● EXTRACTED INFORMATION

▼

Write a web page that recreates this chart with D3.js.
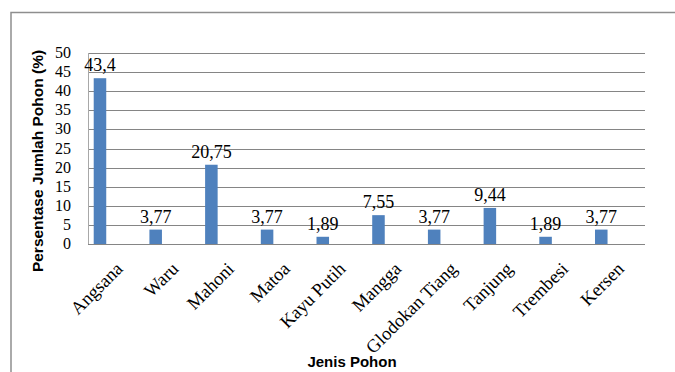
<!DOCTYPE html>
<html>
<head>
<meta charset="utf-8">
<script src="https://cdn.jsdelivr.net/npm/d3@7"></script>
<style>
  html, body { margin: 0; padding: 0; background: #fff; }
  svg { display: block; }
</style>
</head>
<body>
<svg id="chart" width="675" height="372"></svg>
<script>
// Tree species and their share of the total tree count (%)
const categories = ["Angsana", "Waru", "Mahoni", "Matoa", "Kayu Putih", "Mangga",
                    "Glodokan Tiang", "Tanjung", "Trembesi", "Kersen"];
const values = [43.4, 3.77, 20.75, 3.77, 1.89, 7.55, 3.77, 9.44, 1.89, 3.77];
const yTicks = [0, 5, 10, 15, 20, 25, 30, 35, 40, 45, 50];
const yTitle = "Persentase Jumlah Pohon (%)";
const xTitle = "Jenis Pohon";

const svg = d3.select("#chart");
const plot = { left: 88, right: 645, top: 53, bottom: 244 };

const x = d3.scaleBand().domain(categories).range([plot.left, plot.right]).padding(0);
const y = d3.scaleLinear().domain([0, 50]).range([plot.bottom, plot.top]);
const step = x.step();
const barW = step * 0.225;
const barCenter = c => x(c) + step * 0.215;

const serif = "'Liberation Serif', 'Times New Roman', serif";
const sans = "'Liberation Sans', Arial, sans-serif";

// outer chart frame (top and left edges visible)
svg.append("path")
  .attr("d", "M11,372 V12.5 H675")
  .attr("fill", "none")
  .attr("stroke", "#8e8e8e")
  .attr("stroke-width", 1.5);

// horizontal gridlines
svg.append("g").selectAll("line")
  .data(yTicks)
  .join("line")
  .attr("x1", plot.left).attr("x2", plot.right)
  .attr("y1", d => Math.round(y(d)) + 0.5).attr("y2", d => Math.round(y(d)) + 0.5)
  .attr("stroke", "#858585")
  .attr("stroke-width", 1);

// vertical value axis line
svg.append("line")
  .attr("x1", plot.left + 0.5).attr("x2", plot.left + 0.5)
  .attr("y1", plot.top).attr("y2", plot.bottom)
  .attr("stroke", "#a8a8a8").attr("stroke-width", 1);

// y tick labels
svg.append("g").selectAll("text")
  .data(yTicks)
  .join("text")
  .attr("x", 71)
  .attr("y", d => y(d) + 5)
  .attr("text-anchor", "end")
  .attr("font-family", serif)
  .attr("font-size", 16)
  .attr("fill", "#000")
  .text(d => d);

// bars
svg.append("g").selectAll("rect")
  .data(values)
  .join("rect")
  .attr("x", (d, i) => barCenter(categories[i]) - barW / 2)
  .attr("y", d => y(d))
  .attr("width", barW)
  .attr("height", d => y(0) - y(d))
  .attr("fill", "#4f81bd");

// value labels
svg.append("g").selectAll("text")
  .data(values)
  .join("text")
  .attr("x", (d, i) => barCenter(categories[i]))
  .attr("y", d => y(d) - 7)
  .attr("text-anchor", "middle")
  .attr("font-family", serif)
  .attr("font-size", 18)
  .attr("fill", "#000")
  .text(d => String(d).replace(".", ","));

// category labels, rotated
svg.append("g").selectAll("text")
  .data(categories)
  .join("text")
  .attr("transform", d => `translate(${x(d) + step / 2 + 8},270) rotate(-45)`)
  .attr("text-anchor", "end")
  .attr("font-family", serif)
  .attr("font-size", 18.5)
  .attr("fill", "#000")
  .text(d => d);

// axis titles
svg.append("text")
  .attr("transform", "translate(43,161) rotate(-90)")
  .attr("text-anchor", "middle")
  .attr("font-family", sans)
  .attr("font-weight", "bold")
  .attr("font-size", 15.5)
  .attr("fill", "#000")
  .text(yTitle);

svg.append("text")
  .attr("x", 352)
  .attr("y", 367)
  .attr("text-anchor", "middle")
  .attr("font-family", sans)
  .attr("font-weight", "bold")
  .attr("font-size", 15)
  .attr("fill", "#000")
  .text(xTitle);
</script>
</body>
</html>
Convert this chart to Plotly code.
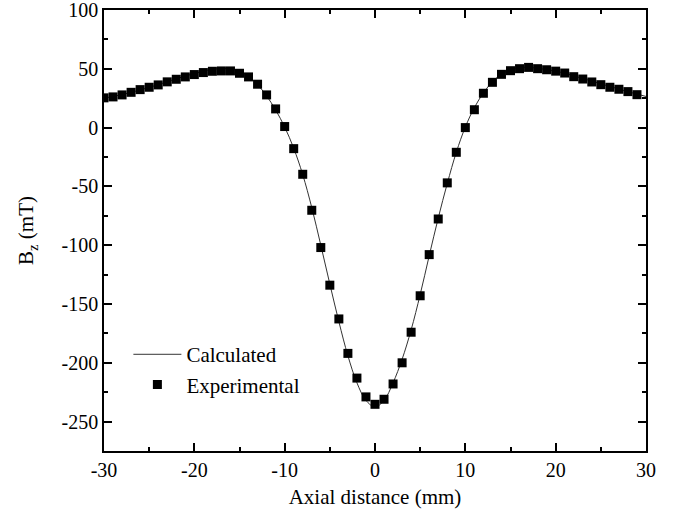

▲

● TASK TO COMPLETE
Write the records above out again exactly, with no pictures in your copy.

● SOLUTION TO THIS TASK
Write a web page that recreates this chart with D3.js.
<!DOCTYPE html>
<html>
<head>
<meta charset="utf-8">
<script src="https://cdn.jsdelivr.net/npm/d3@7"></script>
<style>
  html, body { margin: 0; padding: 0; background: #fff; }
  svg { display: block; }
</style>
</head>
<body>
<svg id="chart" width="675" height="372"></svg>
<script>
// Tree species and their share of the total tree count (%)
const categories = ["Angsana", "Waru", "Mahoni", "Matoa", "Kayu Putih", "Mangga",
                    "Glodokan Tiang", "Tanjung", "Trembesi", "Kersen"];
const values = [43.4, 3.77, 20.75, 3.77, 1.89, 7.55, 3.77, 9.44, 1.89, 3.77];
const yTicks = [0, 5, 10, 15, 20, 25, 30, 35, 40, 45, 50];
const yTitle = "Persentase Jumlah Pohon (%)";
const xTitle = "Jenis Pohon";

const svg = d3.select("#chart");
const plot = { left: 88, right: 645, top: 53, bottom: 244 };

const x = d3.scaleBand().domain(categories).range([plot.left, plot.right]).padding(0);
const y = d3.scaleLinear().domain([0, 50]).range([plot.bottom, plot.top]);
const step = x.step();
const barW = step * 0.225;
const barCenter = c => x(c) + step * 0.215;

const serif = "'Liberation Serif', 'Times New Roman', serif";
const sans = "'Liberation Sans', Arial, sans-serif";

// outer chart frame (top and left edges visible)
svg.append("path")
  .attr("d", "M11,372 V12.5 H675")
  .attr("fill", "none")
  .attr("stroke", "#8e8e8e")
  .attr("stroke-width", 1.5);

// horizontal gridlines
svg.append("g").selectAll("line")
  .data(yTicks)
  .join("line")
  .attr("x1", plot.left).attr("x2", plot.right)
  .attr("y1", d => Math.round(y(d)) + 0.5).attr("y2", d => Math.round(y(d)) + 0.5)
  .attr("stroke", "#858585")
  .attr("stroke-width", 1);

// vertical value axis line
svg.append("line")
  .attr("x1", plot.left + 0.5).attr("x2", plot.left + 0.5)
  .attr("y1", plot.top).attr("y2", plot.bottom)
  .attr("stroke", "#a8a8a8").attr("stroke-width", 1);

// y tick labels
svg.append("g").selectAll("text")
  .data(yTicks)
  .join("text")
  .attr("x", 71)
  .attr("y", d => y(d) + 5)
  .attr("text-anchor", "end")
  .attr("font-family", serif)
  .attr("font-size", 16)
  .attr("fill", "#000")
  .text(d => d);

// bars
svg.append("g").selectAll("rect")
  .data(values)
  .join("rect")
  .attr("x", (d, i) => barCenter(categories[i]) - barW / 2)
  .attr("y", d => y(d))
  .attr("width", barW)
  .attr("height", d => y(0) - y(d))
  .attr("fill", "#4f81bd");

// value labels
svg.append("g").selectAll("text")
  .data(values)
  .join("text")
  .attr("x", (d, i) => barCenter(categories[i]))
  .attr("y", d => y(d) - 7)
  .attr("text-anchor", "middle")
  .attr("font-family", serif)
  .attr("font-size", 18)
  .attr("fill", "#000")
  .text(d => String(d).replace(".", ","));

// category labels, rotated
svg.append("g").selectAll("text")
  .data(categories)
  .join("text")
  .attr("transform", d => `translate(${x(d) + step / 2 + 8},270) rotate(-45)`)
  .attr("text-anchor", "end")
  .attr("font-family", serif)
  .attr("font-size", 18.5)
  .attr("fill", "#000")
  .text(d => d);

// axis titles
svg.append("text")
  .attr("transform", "translate(43,161) rotate(-90)")
  .attr("text-anchor", "middle")
  .attr("font-family", sans)
  .attr("font-weight", "bold")
  .attr("font-size", 15.5)
  .attr("fill", "#000")
  .text(yTitle);

svg.append("text")
  .attr("x", 352)
  .attr("y", 367)
  .attr("text-anchor", "middle")
  .attr("font-family", sans)
  .attr("font-weight", "bold")
  .attr("font-size", 15)
  .attr("fill", "#000")
  .text(xTitle);
</script>
</body>
</html>
Convert this chart to Plotly code.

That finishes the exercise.